The appetite for cotton is enormous. Cotton Incorporated says its Lifestyle Monitor Survey has tracked consumer attitudes for nearly three decades, and the numbers are striking: 90% of consumers wish cotton were in more products, while 75% believe better-quality garments are made from natural fibers like cotton. That is not just nostalgia talking. It is a sign that shoppers keep coming back to the same material because it feels better in real life.

Textile Exchange adds the bigger picture. Cotton is the most widely used natural fiber in fashion, textile, and apparel, produced in more than 70 countries and supporting the livelihoods of 100 million households worldwide. That scale explains why cotton sits at the center of so many closets and so much industry conversation at once. It is beloved because it is familiar, but it also carries real responsibility because it is so widely used.

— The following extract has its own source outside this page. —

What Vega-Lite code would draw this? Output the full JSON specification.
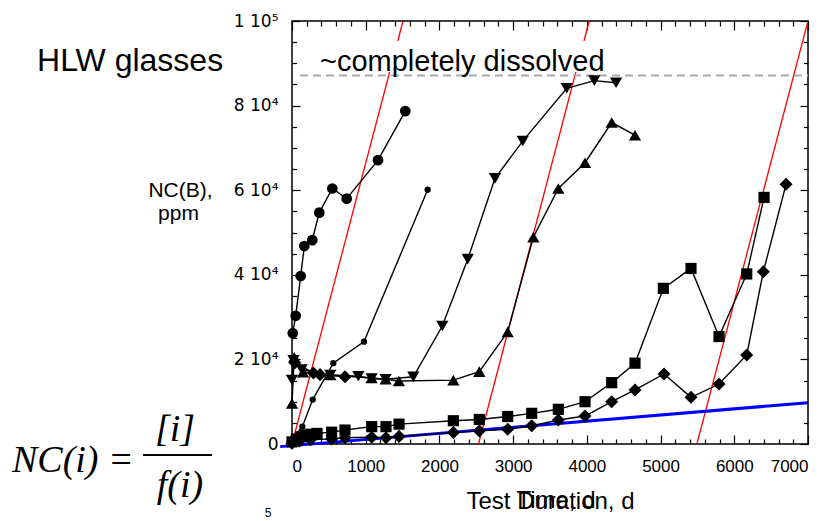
{
  "$schema": "https://vega.github.io/schema/vega-lite/v6.json",
  "width": 516,
  "height": 423,
  "autosize": "none",
  "padding": {"left": 292, "top": 21, "right": 23, "bottom": 77},
  "background": "white",
  "config": {
    "view": {"stroke": "black", "strokeWidth": 1.5},
    "font": "Liberation Sans",
    "axis": {"labelFont": "Liberation Sans", "labelColor": "black", "labelFontSize": 18, "tickColor": "black", "tickWidth": 1.2, "domain": false, "grid": false, "titleFont": "Liberation Sans", "titleColor": "black", "titleFontWeight": "normal"}
  },
  "datasets": {
    "red": [
      {"g": "a", "x": 0, "y": 0}, {"g": "a", "x": 1506, "y": 100000},
      {"g": "b", "x": 2530, "y": 0}, {"g": "b", "x": 4032, "y": 100000},
      {"g": "c", "x": 5493, "y": 0}, {"g": "c", "x": 7000, "y": 100000}
    ],
    "blue": [{"x": -160, "y": -620}, {"x": 7000, "y": 9760}],
    "box": [{"x": 325, "x2": 4270, "y": 87940, "y2": 95300}],
    "dash": [{"x": 108, "y": 87100}, {"x": 7000, "y": 87100}],
    "pts": [
      {"s": "BC", "x": 10, "y": 26200}, {"s": "BC", "x": 50, "y": 30300}, {"s": "BC", "x": 118, "y": 39700}, {"s": "BC", "x": 167, "y": 46800}, {"s": "BC", "x": 275, "y": 48200}, {"s": "BC", "x": 370, "y": 54700}, {"s": "BC", "x": 547, "y": 60400}, {"s": "BC", "x": 742, "y": 58000}, {"s": "BC", "x": 1167, "y": 67100}, {"s": "BC", "x": 1537, "y": 78700},
      {"s": "SC", "x": 20, "y": 1500}, {"s": "SC", "x": 140, "y": 4100}, {"s": "SC", "x": 281, "y": 10500}, {"s": "SC", "x": 560, "y": 19100}, {"s": "SC", "x": 977, "y": 24200}, {"s": "SC", "x": 1840, "y": 60100},
      {"s": "DT", "x": 0, "y": 15100}, {"s": "DT", "x": 20, "y": 19800}, {"s": "DT", "x": 130, "y": 17600}, {"s": "DT", "x": 520, "y": 16300}, {"s": "DT", "x": 900, "y": 16000}, {"s": "DT", "x": 1080, "y": 15500}, {"s": "DT", "x": 1270, "y": 15300}, {"s": "DT", "x": 1646, "y": 15900}, {"s": "DT", "x": 2039, "y": 27900}, {"s": "DT", "x": 2384, "y": 43700}, {"s": "DT", "x": 2754, "y": 62800}, {"s": "DT", "x": 3130, "y": 71600}, {"s": "DT", "x": 3727, "y": 84100}, {"s": "DT", "x": 4101, "y": 85900}, {"s": "DT", "x": 4396, "y": 85400},
      {"s": "UT", "x": 0, "y": 9600}, {"s": "UT", "x": 30, "y": 20500}, {"s": "UT", "x": 150, "y": 17000}, {"s": "UT", "x": 520, "y": 16300}, {"s": "UT", "x": 1080, "y": 15600}, {"s": "UT", "x": 1270, "y": 15300}, {"s": "UT", "x": 1450, "y": 14900}, {"s": "UT", "x": 2189, "y": 15100}, {"s": "UT", "x": 2541, "y": 17100}, {"s": "UT", "x": 2926, "y": 26500}, {"s": "UT", "x": 3274, "y": 48900}, {"s": "UT", "x": 3613, "y": 60400}, {"s": "UT", "x": 3975, "y": 66500}, {"s": "UT", "x": 4337, "y": 76000}, {"s": "UT", "x": 4653, "y": 73000},
      {"s": "D2", "x": 40, "y": 19200}, {"s": "D2", "x": 290, "y": 16800}, {"s": "D2", "x": 380, "y": 16400}, {"s": "D2", "x": 719, "y": 15900},
      {"s": "SQ", "x": 0, "y": 500}, {"s": "SQ", "x": 60, "y": 1200}, {"s": "SQ", "x": 120, "y": 1700}, {"s": "SQ", "x": 180, "y": 2100}, {"s": "SQ", "x": 250, "y": 2300}, {"s": "SQ", "x": 340, "y": 2500}, {"s": "SQ", "x": 538, "y": 2800}, {"s": "SQ", "x": 719, "y": 3300}, {"s": "SQ", "x": 1081, "y": 4100}, {"s": "SQ", "x": 1275, "y": 4100}, {"s": "SQ", "x": 1452, "y": 4700}, {"s": "SQ", "x": 2189, "y": 5500}, {"s": "SQ", "x": 2541, "y": 5800}, {"s": "SQ", "x": 2926, "y": 6500}, {"s": "SQ", "x": 3252, "y": 7250}, {"s": "SQ", "x": 3613, "y": 8200}, {"s": "SQ", "x": 3975, "y": 10000}, {"s": "SQ", "x": 4337, "y": 14500}, {"s": "SQ", "x": 4653, "y": 19100}, {"s": "SQ", "x": 5038, "y": 36800}, {"s": "SQ", "x": 5413, "y": 41500}, {"s": "SQ", "x": 5793, "y": 25400}, {"s": "SQ", "x": 6169, "y": 40200}, {"s": "SQ", "x": 6404, "y": 58300},
      {"s": "DM", "x": 0, "y": 200}, {"s": "DM", "x": 100, "y": 700}, {"s": "DM", "x": 250, "y": 1000}, {"s": "DM", "x": 538, "y": 1200}, {"s": "DM", "x": 719, "y": 1500}, {"s": "DM", "x": 1081, "y": 1600}, {"s": "DM", "x": 1275, "y": 1500}, {"s": "DM", "x": 1452, "y": 1800}, {"s": "DM", "x": 2189, "y": 2700}, {"s": "DM", "x": 2541, "y": 3100}, {"s": "DM", "x": 2926, "y": 3500}, {"s": "DM", "x": 3252, "y": 4300}, {"s": "DM", "x": 3613, "y": 5670}, {"s": "DM", "x": 3975, "y": 6620}, {"s": "DM", "x": 4337, "y": 10000}, {"s": "DM", "x": 4653, "y": 12770}, {"s": "DM", "x": 5047, "y": 16550}, {"s": "DM", "x": 5413, "y": 11040}, {"s": "DM", "x": 5793, "y": 14180}, {"s": "DM", "x": 6169, "y": 21040}, {"s": "DM", "x": 6394, "y": 40730}, {"s": "DM", "x": 6702, "y": 61390}
    ],
    "hlw": [{"t": "HLW glasses", "x": -3459, "y": 88250}],
    "bigtext": [{"t": "~completely dissolved", "x": 380, "y": 88250}],
    "ylab": [{"t": "NC(B),", "x": -1513, "y": 58390}, {"t": "ppm", "x": -1540, "y": 52960}],
    "time": [{"t": "Time, d", "x": 3581, "y": -15200}],
    "five": [{"t": "5", "x": -326, "y": -17300}],
    "fl": [{"t": "NC(i) =", "x": -3799, "y": -6550}],
    "fnum": [{"t": "[i]", "x": -1587, "y": 709}],
    "fden": [{"t": "f(i)", "x": -1519, "y": -12530}],
    "fbar": [{"x": -2021, "x2": -1085, "y": -2600}]
  },
  "layer": [
    {
      "data": {"name": "red"},
      "mark": {"type": "line", "color": "#ff0000", "strokeWidth": 1.3, "clip": true},
      "encoding": {
        "x": {"field": "x", "type": "quantitative", "scale": {"domain": [0, 7000], "nice": false},
          "axis": {"orient": "top", "values": [0,200,400,600,800,1000,1200,1400,1600,1800,2000,2200,2400,2600,2800,3000,3200,3400,3600,3800,4000,4200,4400,4600,4800,5000,5200,5400,5600,5800,6000,6200,6400,6600,6800,7000], "labels": false, "title": null,
            "tickSize": {"condition": {"test": "datum.value % 1000 === 0", "value": -9}, "value": -5}}},
        "y": {"field": "y", "type": "quantitative", "scale": {"domain": [0, 100000], "nice": false},
          "axis": {"orient": "right", "values": [0,5000,10000,15000,20000,25000,30000,35000,40000,45000,50000,55000,60000,65000,70000,75000,80000,85000,90000,95000,100000], "labels": false, "title": null,
            "tickSize": {"condition": {"test": "datum.value % 20000 === 0", "value": -8}, "value": -4.5}}},
        "detail": {"field": "g"}
      }
    },
    {
      "data": {"name": "blue"},
      "mark": {"type": "line", "color": "#0000ff", "strokeWidth": 3},
      "encoding": {
        "x": {"field": "x", "type": "quantitative", "axis": null},
        "y": {"field": "y", "type": "quantitative", "axis": null}
      }
    },
    {
      "data": {"name": "box"},
      "mark": {"type": "rect", "color": "white"},
      "encoding": {
        "x": {"field": "x", "type": "quantitative", "axis": null}, "x2": {"field": "x2"},
        "y": {"field": "y", "type": "quantitative", "axis": null}, "y2": {"field": "y2"}
      }
    },
    {
      "data": {"name": "dash"},
      "mark": {"type": "line", "color": "#aaaaaa", "strokeWidth": 2, "strokeDash": [8, 5]},
      "encoding": {
        "x": {"field": "x", "type": "quantitative", "axis": null},
        "y": {"field": "y", "type": "quantitative", "axis": null}
      }
    },
    {
      "data": {"name": "pts"},
      "mark": {"type": "line", "color": "black", "strokeWidth": 1.4},
      "encoding": {
        "x": {"field": "x", "type": "quantitative",
          "axis": {"orient": "bottom", "values": [0,200,400,600,800,1000,1200,1400,1600,1800,2000,2200,2400,2600,2800,3000,3200,3400,3600,3800,4000,4200,4400,4600,4800,5000,5200,5400,5600,5800,6000,6200,6400,6600,6800,7000],
            "labelExpr": "datum.value % 1000 === 0 ? format(datum.value, 'd') : ''",
            "tickSize": {"condition": {"test": "datum.value % 1000 === 0", "value": -9}, "value": -5},
            "labelFontSize": 17, "labelPadding": 23, "title": "Test Duration, d", "titleFontSize": 24, "titlePadding": 15}},
        "y": {"field": "y", "type": "quantitative",
          "axis": {"orient": "left", "values": [0,5000,10000,15000,20000,25000,30000,35000,40000,45000,50000,55000,60000,65000,70000,75000,80000,85000,90000,95000,100000],
            "labelExpr": "datum.value === 0 ? '0' : datum.value === 100000 ? '1 10⁵' : datum.value % 20000 === 0 ? (datum.value / 10000) + ' 10⁴' : ''",
            "labelFont": "DejaVu Sans",
            "labelFontSize": 17,
            "tickSize": {"condition": {"test": "datum.value % 20000 === 0", "value": -8}, "value": -4.5},
            "labelPadding": 22, "title": null}},
        "detail": {"field": "s"}
      }
    },
    {
      "data": {"name": "pts"},
      "mark": {"type": "point", "filled": true, "color": "black", "opacity": 1},
      "encoding": {
        "x": {"field": "x", "type": "quantitative", "axis": null},
        "y": {"field": "y", "type": "quantitative", "axis": null},
        "shape": {"field": "s", "type": "nominal", "legend": null, "scale": {"domain": ["BC", "SC", "DT", "UT", "D2", "SQ", "DM"], "range": ["circle", "circle", "triangle-down", "triangle-up", "diamond", "square", "diamond"]}},
        "size": {"field": "s", "type": "nominal", "legend": null, "scale": {"type": "ordinal", "domain": ["BC", "SC", "DT", "UT", "D2", "SQ", "DM"], "range": [115, 40, 150, 150, 170, 125, 170]}}
      }
    },
    {
      "data": {"name": "hlw"},
      "mark": {"type": "text", "fontSize": 32, "align": "left", "baseline": "alphabetic", "color": "black", "font": "Liberation Sans"},
      "encoding": {"x": {"field": "x", "type": "quantitative", "axis": null}, "y": {"field": "y", "type": "quantitative", "axis": null}, "text": {"field": "t"}}
    },
    {
      "data": {"name": "bigtext"},
      "mark": {"type": "text", "fontSize": 29, "align": "left", "baseline": "alphabetic", "color": "black", "font": "Liberation Sans"},
      "encoding": {"x": {"field": "x", "type": "quantitative", "axis": null}, "y": {"field": "y", "type": "quantitative", "axis": null}, "text": {"field": "t"}}
    },
    {
      "data": {"name": "ylab"},
      "mark": {"type": "text", "fontSize": 21, "align": "center", "baseline": "alphabetic", "color": "black", "font": "Liberation Sans"},
      "encoding": {"x": {"field": "x", "type": "quantitative", "axis": null}, "y": {"field": "y", "type": "quantitative", "axis": null}, "text": {"field": "t"}}
    },
    {
      "data": {"name": "time"},
      "mark": {"type": "text", "fontSize": 24, "align": "center", "baseline": "alphabetic", "color": "black", "font": "Liberation Sans"},
      "encoding": {"x": {"field": "x", "type": "quantitative", "axis": null}, "y": {"field": "y", "type": "quantitative", "axis": null}, "text": {"field": "t"}}
    },
    {
      "data": {"name": "five"},
      "mark": {"type": "text", "fontSize": 12, "align": "center", "baseline": "alphabetic", "color": "black", "font": "Liberation Sans"},
      "encoding": {"x": {"field": "x", "type": "quantitative", "axis": null}, "y": {"field": "y", "type": "quantitative", "axis": null}, "text": {"field": "t"}}
    },
    {
      "data": {"name": "fl"},
      "mark": {"type": "text", "fontSize": 38, "align": "left", "baseline": "alphabetic", "color": "black", "font": "Liberation Serif", "fontStyle": "italic"},
      "encoding": {"x": {"field": "x", "type": "quantitative", "axis": null}, "y": {"field": "y", "type": "quantitative", "axis": null}, "text": {"field": "t"}}
    },
    {
      "data": {"name": "fnum"},
      "mark": {"type": "text", "fontSize": 38, "align": "center", "baseline": "alphabetic", "color": "black", "font": "Liberation Serif", "fontStyle": "italic"},
      "encoding": {"x": {"field": "x", "type": "quantitative", "axis": null}, "y": {"field": "y", "type": "quantitative", "axis": null}, "text": {"field": "t"}}
    },
    {
      "data": {"name": "fden"},
      "mark": {"type": "text", "fontSize": 38, "align": "center", "baseline": "alphabetic", "color": "black", "font": "Liberation Serif", "fontStyle": "italic"},
      "encoding": {"x": {"field": "x", "type": "quantitative", "axis": null}, "y": {"field": "y", "type": "quantitative", "axis": null}, "text": {"field": "t"}}
    },
    {
      "data": {"name": "fbar"},
      "mark": {"type": "rule", "color": "black", "strokeWidth": 2},
      "encoding": {"x": {"field": "x", "type": "quantitative", "axis": null}, "x2": {"field": "x2"}, "y": {"field": "y", "type": "quantitative", "axis": null}}
    }
  ],
  "resolve": {"axis": {"x": "independent", "y": "independent"}}
}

The sustainability conversation is part of the buying decision now

Cotton’s appeal does not erase its problems. Textile Exchange points to the chemical intensity of conventional cotton production, along with risks tied to pesticides, synthetic fertilizers, soil and water contamination, and greenhouse gas emissions. That is the tension every thoughtful capsule wardrobe has to sit with now: the fabric can be practical, beautiful, and deeply woven into everyday dressing, while still needing serious improvement in how it is grown.

That is why organic, regenerative, and recycled cotton pathways matter, and why the industry is pushing harder on data and accountability. Textile Exchange’s Climate+ strategy aims to cut greenhouse gas emissions from fiber and raw material production by 45% by 2030, in line with the Paris Agreement 1.5°C pathway. The direction is clear: cotton is not going away, so the work is to make it better.

For a wardrobe, though, the immediate takeaway is simpler. Cotton dresses earn their place because they solve the daily problems that make clothes sit unworn. They are breathable, versatile, less fussy than linen, and adaptable enough to move from high summer into the first cold mornings of fall. In a small closet, that kind of reliability is the closest thing to luxury.